Russia, Afghanistan and the Middle East

  • Russia’s risk calculus with regards to Afghanistan has evolved: 1) From 2001-2014 risk avoidance was the core policy objective, with Russia as a relatively marginal player, critical of but not fully opposed to the NATO mission; in 2014-15 Russia shifted policy towards risk mitigation, engaging the Taliban and opening up relations with Pakistan; from 2018 to 2021 Russia looked to capitalize on opportunities through intra-Afghan politics involvement and regional diplomatic efforts; by August 2021 Russia was one of three priority countries for the Taliban.
  • Russia was involved in risk taking – Taliban bounties, providing a public platform for the Taliban in Moscow and straining relations with India – but these moves are best understood as tactics in a wider risk mitigation strategy aimed at opening up new channels of influence with the Taliban and other militant actors and improving ties with Pakistan. Russian diplomacy through the Moscow Format and other talks is inclusive in that it engages states on the basis of shared interests, not shared values. 
  • Russia emerges as a reasonably influential power, with traction on the ground in Afghanistan and with its CSTO allies in Central Asia more resilient than in the 1990s, with greater capacity while the attraction of radical ideologies are less and China, Russia and the West prepared to offer more support.  However, with the formation of a 33 person Sunni clerics and Pashtun non-inclusive government, Russia hedges, with Patrushev in India seeking to strengthen ties. Russia is also aware that its CSTO allies are hardly united: Tajikistan rejects the Taliban outright; Uzbekistan is lukewarm and Turkmenistan (“positive neutrality”) is quietly seeking to do deals with the new regime.  Russian-led snap CSTO military exercises are designed to reassure allies and signal resolve to the Taliban.
  • The worst case scenario for Russia would be an all-out conflict in Afghanistan, one that gives space to groups such as Islamic State – Khorasan to thrive, and risks a regional divide with  Pakistan and China supporting the Taliban, while Russia, Iran and India sponsor a “Northern Alliance 2.0”. Russian policy will be directed towards avoiding this outcome as well as the proliferation of refugees, opium and radical jihadi ideology through Central Asia and into Russia.  At the same time, Russia will work to maintain its position as the key security provider in Central Asia and as a key diplomatic player on Afghanistan, proving not only to the West that Russia is back, but also demonstrating to Beijing that it is an indispensable partner.
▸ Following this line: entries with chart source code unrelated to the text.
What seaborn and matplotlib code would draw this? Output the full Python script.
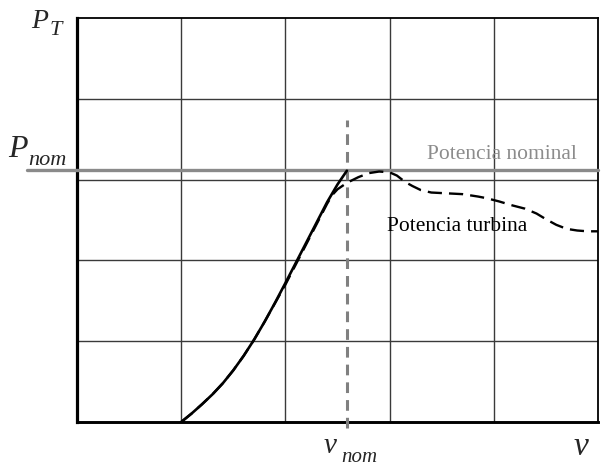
import matplotlib
matplotlib.use("Agg")
import matplotlib.pyplot as plt
import seaborn as sns
import pandas as pd

# Ideal power curve (solid) up to nominal wind speed
v_ideal = [1.0, 1.1, 1.2, 1.3, 1.4, 1.5, 1.6, 1.7, 1.8, 1.9, 2.0, 2.1, 2.2,
           2.3, 2.4, 2.5, 2.59]
p_ideal = [0.0, 0.105, 0.22, 0.342, 0.48, 0.64, 0.82, 1.02, 1.24, 1.475, 1.72,
           1.97, 2.22, 2.47, 2.72, 2.94, 3.11]

# Actual turbine power curve (dashed)
v_turb = [1.0, 1.1, 1.2, 1.3, 1.4, 1.5, 1.6, 1.7, 1.8, 1.9, 2.0, 2.1, 2.2,
          2.3, 2.4, 2.45, 2.5, 2.59, 2.7, 2.8, 2.9, 3.0, 3.07, 3.15, 3.22,
          3.3, 3.4, 3.55, 3.7, 3.85, 3.93, 4.05, 4.18, 4.3, 4.41, 4.5, 4.6,
          4.7, 4.8, 4.9, 5.0]
p_turb = [0.0, 0.105, 0.22, 0.342, 0.48, 0.64, 0.82, 1.02, 1.24, 1.47, 1.70,
          1.95, 2.20, 2.45, 2.70, 2.81, 2.88, 2.96, 3.03, 3.08, 3.10, 3.09,
          3.05, 2.97, 2.92, 2.87, 2.84, 2.83, 2.82, 2.79, 2.77, 2.73, 2.68,
          2.64, 2.58, 2.51, 2.44, 2.39, 2.37, 2.36, 2.36]

p_nom = 3.12
v_nom = 2.59
grid_v = [1, 2, 3, 4]
grid_p = [1, 2, 3, 4]

sns.set_style("white")
plt.rcParams["font.family"] = ["Liberation Serif", "DejaVu Serif"]

W, H = 608, 466
fig = plt.figure(figsize=(W / 100, H / 100), dpi=100)
ax = fig.add_axes([77 / W, 1 - 422 / H, 521 / W, 404 / H])

ax.set_xlim(0, 5)
ax.set_ylim(0, 5)

for gv in grid_v:
    ax.axvline(gv, color="#3a3a3a", lw=1.0, zorder=1)
for gp in grid_p:
    ax.axhline(gp, color="#3a3a3a", lw=1.0, zorder=1)

df_ideal = pd.DataFrame({"v": v_ideal, "P": p_ideal})
df_turb = pd.DataFrame({"v": v_turb, "P": p_turb})

sns.lineplot(data=df_ideal, x="v", y="P", ax=ax, color="black", lw=1.9,
             sort=False, estimator=None, zorder=4)
sns.lineplot(data=df_turb, x="v", y="P", ax=ax, color="black", lw=1.7,
             sort=False, estimator=None, zorder=4)
ax.lines[-1].set_dashes([6, 3])

# Nominal power line, extending left past the axis
ax.plot([-0.48, 5.0], [p_nom, p_nom], color="#8a8a8a", lw=2.4, clip_on=False, zorder=3)
# Nominal wind speed marker
ax.plot([v_nom, v_nom], [-0.07, 3.74], color="#808080", lw=2.2, clip_on=False,
        dashes=[3.5, 2.3], zorder=3)

ax.set_xticks([])
ax.set_yticks([])
ax.set_xlabel("")
ax.set_ylabel("")
for side, lw in [("left", 2.3), ("bottom", 2.1), ("top", 1.3), ("right", 1.3)]:
    ax.spines[side].set_visible(True)
    ax.spines[side].set_color("black")
    ax.spines[side].set_linewidth(lw)


def ftext(x, y, s, size, **kw):
    fig.text(x / W, 1 - y / H, s, fontsize=size, va="baseline", ha="left", **kw)


ftext(31, 28, "P", 20, style="italic")
ftext(50, 35, "T", 16, style="italic")
ftext(8, 157, "P", 23, style="italic")
ftext(28, 165, "nom", 16, style="italic")
ftext(324, 453, "v", 21, style="italic")
ftext(341, 462, "nom", 15, style="italic")
ftext(574, 455, "v", 24, style="italic")

ftext(427, 159, "Potencia nominal", 15.5, color="#8c8c8c")
ftext(387, 231, "Potencia turbina", 15.5, color="black")

fig.savefig("out.png", dpi=100)
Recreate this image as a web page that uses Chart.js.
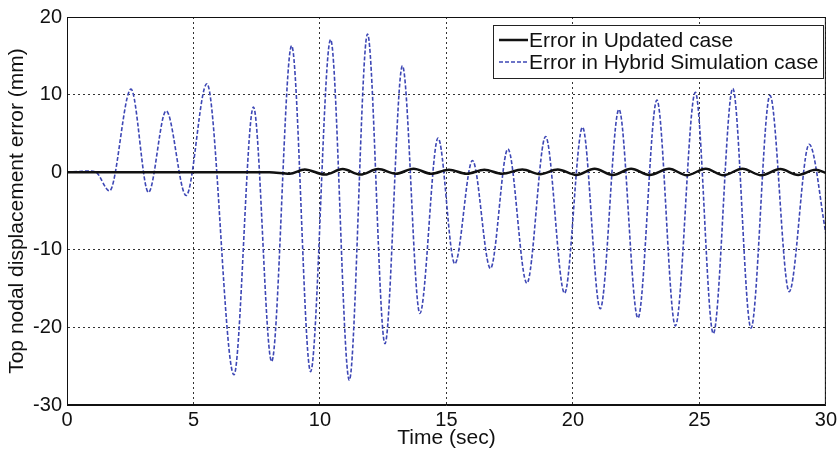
<!DOCTYPE html>
<html>
<head>
<meta charset="utf-8">
<script src="https://cdn.jsdelivr.net/npm/chart.js@4"></script>
<style>
  html, body { margin: 0; padding: 0; background: #fff; }
  #wrap { width: 840px; height: 455px; }
</style>
</head>
<body>
<div id="wrap"><canvas id="errChart" width="840" height="455"></canvas></div>
<script>
// time (sec) / error (mm)
let updTime = [0, 8, 8.8, 9.4, 10.2, 10.9, 11.6, 12.3, 13.0, 13.7, 14.4, 15.1, 15.8, 16.5, 17.2, 18.0, 18.7, 19.4, 20.13, 20.86, 21.58, 22.3, 23.03, 23.8, 24.5, 25.25, 25.95, 26.7, 27.45, 28.2, 28.9, 29.6, 30]
let updError = [0, 0, -0.2, 0.35, -0.3, 0.4, -0.3, 0.4, -0.2, 0.45, -0.2, 0.3, -0.2, 0.3, -0.2, 0.35, -0.25, 0.35, -0.35, 0.45, -0.35, 0.45, -0.35, 0.45, -0.4, 0.45, -0.4, 0.45, -0.4, 0.4, -0.35, 0.3, -0.1]

let hsTime = [0, 0.5, 0.9, 1.15, 1.68, 2.53, 3.22, 3.92, 4.71, 5.53, 6.6, 7.37, 8.09, 8.88, 9.63, 10.42, 11.16, 11.88, 12.57, 13.26, 13.95, 14.67, 15.33, 16.03, 16.74, 17.43, 18.18, 18.92, 19.67, 20.38, 21.08, 21.82, 22.57, 23.32, 24.05, 24.84, 25.55, 26.32, 27.04, 27.79, 28.55, 29.34, 30]
let hsError = [0, 0.1, 0.15, 0, -2.4, 10.7, -2.6, 7.9, -3.0, 11.4, -26.1, 8.4, -24.4, 16.3, -25.7, 17.1, -26.8, 17.8, -22.1, 13.7, -18.2, 4.4, -11.8, 1.5, -12.4, 3.0, -14.3, 4.6, -15.6, 5.8, -17.6, 8.1, -18.8, 9.3, -19.8, 10.3, -20.8, 10.8, -20.1, 9.9, -15.4, 3.6, -7.9]

let seriesNames = ['Error in Updated case', 'Error in Hybrid Simulation case']
let xTicks = [0, 5, 10, 15, 20, 25, 30]
let yTicks = [-30, -20, -10, 0, 10, 20]

const FONT = "'Liberation Sans', Arial, sans-serif"

function pts(xs, ys) {
    return xs.map((x, i) => ({ x: x, y: ys[i] }))
}

// legend box inside the plot, top right (like matlab)
const boxLegend = {
    id: 'boxLegend',
    afterDraw(chart) {
        const ctx = chart.ctx
        const a = chart.chartArea
        ctx.save()
        // frame around plot
        ctx.strokeStyle = '#111'
        ctx.lineWidth = 1
        ctx.setLineDash([])
        ctx.strokeRect(a.left + 0.5, a.top + 0.5, a.right - a.left - 1, a.bottom - a.top - 1)

        const bx = 493, by = 25, bw = 330, bh = 53
        ctx.fillStyle = '#fff'
        ctx.fillRect(bx, by, bw, bh)
        ctx.strokeStyle = '#222'
        ctx.strokeRect(bx + 0.5, by + 0.5, bw, bh)
        ctx.font = '21px ' + FONT
        ctx.textBaseline = 'middle'
        chart.data.datasets.forEach((ds, i) => {
            const y = by + 15 + i * 22
            ctx.strokeStyle = ds.borderColor
            ctx.lineWidth = ds.borderWidth
            ctx.setLineDash(ds.borderDash || [])
            ctx.beginPath()
            ctx.moveTo(bx + 6, y)
            ctx.lineTo(bx + 35, y)
            ctx.stroke()
            ctx.setLineDash([])
            ctx.fillStyle = '#111'
            ctx.fillText(ds.label, bx + 36, y + 1)
        })
        ctx.restore()
    }
}

let ctx = document.getElementById('errChart').getContext('2d')
let errChart = new Chart(ctx, {
    type: 'line',
    data: {
        datasets: [{
            label: seriesNames[0],
            data: pts(updTime, updError),
            borderColor: '#111111',
            borderWidth: 2.5,
            pointRadius: 0,
            cubicInterpolationMode: 'monotone'
        }, {
            label: seriesNames[1],
            data: pts(hsTime, hsError),
            borderColor: '#3d47b5',
            borderWidth: 1.6,
            borderDash: [4, 2],
            pointRadius: 0,
            cubicInterpolationMode: 'monotone'
        }]
    },
    options: {
        responsive: false,
        animation: false,
        layout: { padding: { top: 16, right: 13, left: 0, bottom: 0 } },
        plugins: {
            legend: { display: false },
            tooltip: { enabled: false }
        },
        scales: {
            x: {
                type: 'linear',
                min: 0,
                max: 30,
                afterBuildTicks: (s) => { s.ticks = xTicks.map(v => ({ value: v })) },
                afterFit: (s) => { s.height = 50 },
                grid: { color: '#333', lineWidth: 1, drawTicks: false },
                border: { display: true, color: '#111', dash: [2, 3] },
                ticks: { color: '#111', padding: 3, maxRotation: 0, font: { family: FONT, size: 20 } },
                title: { display: true, text: 'Time (sec)', color: '#111', padding: { top: 0, bottom: 4 }, font: { family: FONT, size: 21 } }
            },
            y: {
                min: -30,
                max: 20,
                afterBuildTicks: (s) => { s.ticks = yTicks.map(v => ({ value: v })) },
                afterFit: (s) => { s.width = 67 },
                grid: { color: '#333', lineWidth: 1, drawTicks: false },
                border: { display: true, color: '#111', dash: [2, 3] },
                ticks: { color: '#111', padding: 5, font: { family: FONT, size: 20 } },
                title: { display: true, text: 'Top nodal displacement error (mm)', color: '#111', padding: { top: 5, bottom: 0 }, font: { family: FONT, size: 21 } }
            }
        }
    },
    plugins: [boxLegend]
})
</script>
</body>
</html>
  • In the Middle East, Russia becomes more cautious and risk averse, due to set-backs that highlight the limits of its influence.  An all-out attack on Idlib in 2020 was vetoed by Turkey.   Russia’s support for Haftar in Libya was also opposed by Turkey, with Haftar’s forces pushed from the suburbs of Tripoli; the Nagorno-Karabakh conflict was a strategic surprise, but with risk came opportunity in the shape of a new military base and PKO in Azerbaijan.  The status quo in Syria – the bridgehead of Russia’s Middle East presence – could be upended suddenly, with a Lebanon scenario occurring.  U.S. withdrawal from Afghanistan creates a Patrushev-led “first Kabul then Kyiv” narrative premised on the notion that the U.S. is an unreliable security partner.  However, it also poses the question: what is Russian national interest in Syria?

Disclaimer: This summary reflects the views of the authors (Hannes Adomeit, Pavel Baev, Mark Galeotti, David Lewis and Graeme P. Herd) and are not necessarily the official policy of the United States, Germany, or any other governments.